Helos, huh. Good man. When is he going to be done? I'm detaching from Corpus tomorrow, and reporting back to Whiting next friday. If he goes helos, he may be in my squadron.

I'll let you know if I'm going to HT-8 or HT-18.


----------



## Matt308 (May 10, 2007)

twoeagles said:


> He surprised me and is leaning towards helo's.
> 
> Cheering me up - my Texas lace cactus have bloomed. These are the great
> grandchildren of a single cactus I found crushed under the wheel of an AH-64
> on north Ft. Hood in 1993.



Man those are gorgeous. I spent 30 days in Arizona (Scottsdale, Pheonix, Tuscon, etc). I went with a bad attitude of the desert. Boring scenery, flora, fauna, etc. Man was I wrong. It was actually very beautiful. Don't care for the mid summer heat, but no humidity and really pretty for what most think is a dead landscape.

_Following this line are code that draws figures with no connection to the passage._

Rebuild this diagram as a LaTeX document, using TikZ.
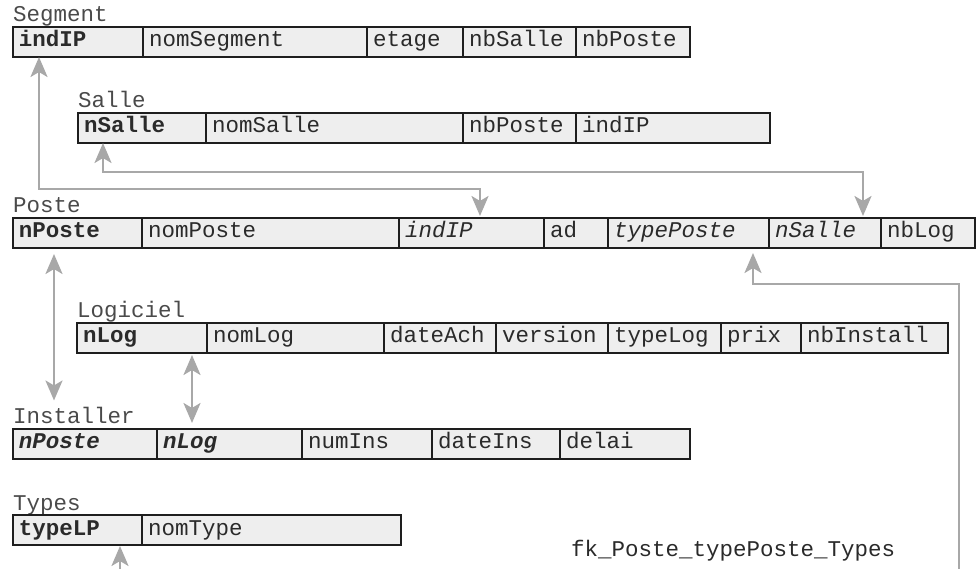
\documentclass[tikz,border=0pt]{standalone}
\usepackage{fontspec}
\usetikzlibrary{arrows.meta}
\newfontfamily\courfam{Liberation Mono}
\newcommand\cellfont{\courfam\fontsize{22.5pt}{26pt}\selectfont}
\definecolor{bordc}{HTML}{1E1E1E}
\definecolor{cellc}{HTML}{EEEEEE}
\definecolor{linkc}{HTML}{A8A8A8}
\definecolor{textc}{HTML}{2A2A2A}
\definecolor{labc}{HTML}{4A4A4A}
\tikzset{
  cell/.style={draw=bordc, fill=cellc, line width=2pt, anchor=north west,
    outer sep=0pt, inner xsep=6pt, inner ysep=0pt, minimum height=30pt,
    text height=14pt, text depth=4pt, align=left, font=\cellfont, text=textc},
  pk/.style={font=\cellfont\bfseries},
  fkf/.style={font=\cellfont\itshape},
  pkfk/.style={font=\cellfont\bfseries\itshape},
  title/.style={anchor=base west, inner sep=0pt, font=\cellfont, text=labc},
  link2/.style={draw=linkc, line width=2.5pt,
    arrows={Stealth[length=20pt,width=17pt,inset=5pt]-Stealth[length=20pt,width=17pt,inset=5pt]}},
  link1/.style={draw=linkc, line width=2.5pt,
    arrows={-Stealth[length=20pt,width=17pt,inset=5pt]}}
}
\begin{document}
\begin{tikzpicture}[x=1pt,y=-1pt]
\useasboundingbox (0,0) rectangle (978,569);
% Segment
\node[title] (seg-title) at (13,22) {Segment};
\node[cell,pk,text width=118pt] (seg-indIP) at (13,27) {indIP};
\node[cell,text width=212pt] (seg-nom) at (seg-indIP.north east) {nomSegment};
\node[cell,text width=84pt] (seg-etage) at (seg-nom.north east) {etage};
\node[cell,text width=101pt] (seg-nbSalle) at (seg-etage.north east) {nbSalle};
\node[cell,text width=102pt] (seg-nbPoste) at (seg-nbSalle.north east) {nbPoste};
% Salle
\node[title] (salle-title) at (78,108) {Salle};
\node[cell,pk,text width=116pt] (salle-nSalle) at (78,113) {nSalle};
\node[cell,text width=245pt] (salle-nom) at (salle-nSalle.north east) {nomSalle};
\node[cell,text width=101pt] (salle-nbPoste) at (salle-nom.north east) {nbPoste};
\node[cell,text width=182pt] (salle-indIP) at (salle-nbPoste.north east) {indIP};
% Poste
\node[title] (poste-title) at (13,213) {Poste};
\node[cell,pk,text width=117pt] (poste-nPoste) at (13,218) {nPoste};
\node[cell,text width=245pt] (poste-nom) at (poste-nPoste.north east) {nomPoste};
\node[cell,fkf,text width=133pt] (poste-indIP) at (poste-nom.north east) {indIP};
\node[cell,text width=52pt] (poste-ad) at (poste-indIP.north east) {ad};
\node[cell,fkf,text width=149pt] (poste-typePoste) at (poste-ad.north east) {typePoste};
\node[cell,fkf,text width=100pt] (poste-nSalle) at (poste-typePoste.north east) {nSalle};
\node[cell,text width=82pt] (poste-nbLog) at (poste-nSalle.north east) {nbLog};
% Logiciel
\node[title] (log-title) at (77,318) {Logiciel};
\node[cell,pk,text width=118pt] (log-nLog) at (77,323) {nLog};
\node[cell,text width=165pt] (log-nom) at (log-nLog.north east) {nomLog};
\node[cell,text width=100pt] (log-dateAch) at (log-nom.north east) {dateAch};
\node[cell,text width=100pt] (log-version) at (log-dateAch.north east) {version};
\node[cell,text width=101pt] (log-typeLog) at (log-version.north east) {typeLog};
\node[cell,text width=68pt] (log-prix) at (log-typeLog.north east) {prix};
\node[cell,text width=135pt] (log-nbInstall) at (log-prix.north east) {nbInstall};
% Installer
\node[title] (inst-title) at (13,424) {Installer};
\node[cell,pkfk,text width=132pt] (inst-nPoste) at (13,429) {nPoste};
\node[cell,pkfk,text width=133pt] (inst-nLog) at (inst-nPoste.north east) {nLog};
\node[cell,text width=118pt] (inst-numIns) at (inst-nLog.north east) {numIns};
\node[cell,text width=116pt] (inst-dateIns) at (inst-numIns.north east) {dateIns};
\node[cell,text width=118pt] (inst-delai) at (inst-dateIns.north east) {delai};
% Types
\node[title] (types-title) at (13,510) {Types};
\node[cell,pk,text width=117pt] (types-typeLP) at (13,515) {typeLP};
\node[cell,text width=247pt] (types-nom) at (types-typeLP.north east) {nomType};
% fk label
\node[title,text=textc] (fk-label) at (571,556) {fk\_Poste\_typePoste\_Types};
% connectors
\draw[link2,shorten >=2pt] ([xshift=26pt]seg-indIP.south west) -- ++(0,132)
  -| ([xshift=81pt]poste-indIP.north west);
\draw[link2,shorten >=2pt] ([xshift=25pt]salle-nSalle.south west) -- ++(0,29)
  -| ([xshift=94pt]poste-nSalle.north west);
\draw[link2] ([xshift=41pt,yshift=-6pt]poste-nPoste.south west)
  -- ([xshift=41pt,yshift=7pt]inst-title.north west);
\draw[link2] ([xshift=115pt,yshift=-2pt]log-nLog.south west)
  -- ([xshift=35pt,yshift=6pt]inst-nLog.north west);
\coordinate (types-out) at (120,569);
\draw[link1,shorten >=1pt] (types-out) -- ([xshift=107pt]types-typeLP.south west);
\coordinate (fk-out) at (959,569);
\draw[link1] (fk-out) -- ++(0,-285)
  -| ([xshift=145pt,yshift=-5pt]poste-typePoste.south west);
\end{tikzpicture}
\end{document}
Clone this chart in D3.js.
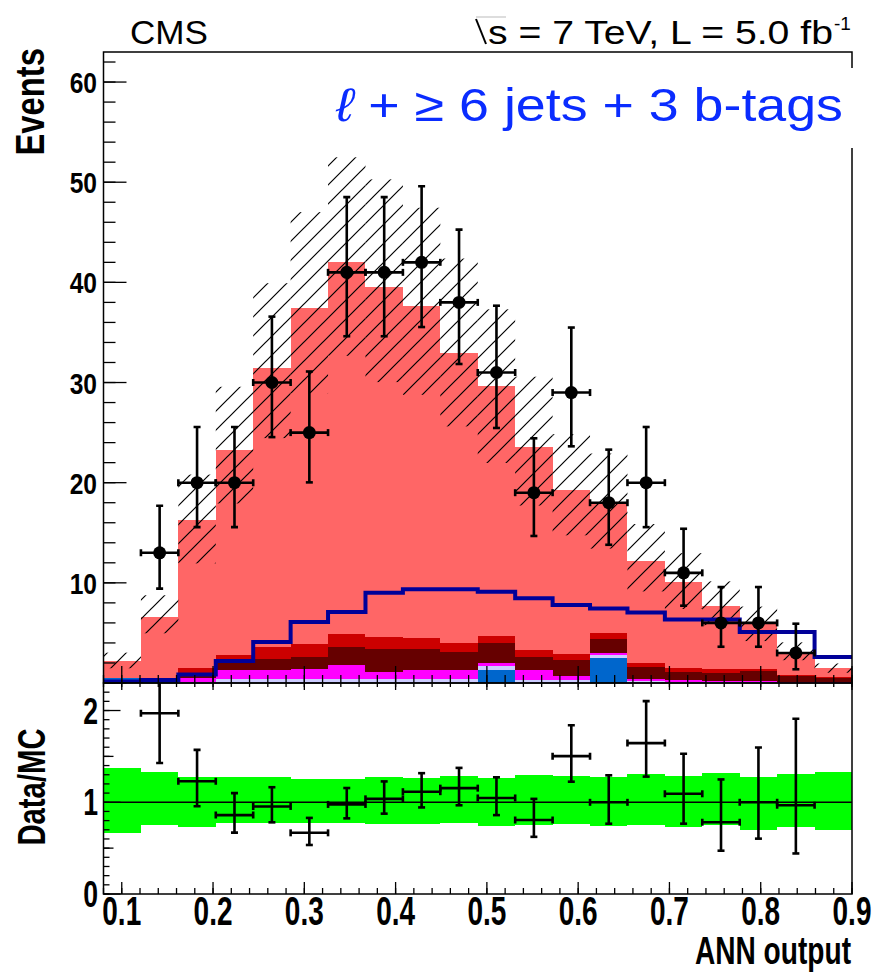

Cheered me up? My 12yo son ran a 5m30sec mile in track. That's flying man.


----------



## Matt308 (May 10, 2007)

By the way. How come sometimes when replying to a post it includes the original pics and on other times not. I don't do anything different. Anyone know?


----------



## mkloby (May 10, 2007)

Matt308 said:


> Man those are gorgeous. I spent 30 days in Arizona (Scottsdale, Pheonix, Tuscon, etc). I went with a bad attitude of the desert. Boring scenery, flora, fauna, etc. Man was I wrong. It was actually very beautiful. Don't care for the mid summer heat, but no humidity and really pretty for what most think is a dead landscape.
> 
> Cheered me up? My 12yo son ran a 5m30sec mile in track. That's flying man.



Hmmm - perhaps he wants to be a Marine???


----------



## Matt308 (May 10, 2007)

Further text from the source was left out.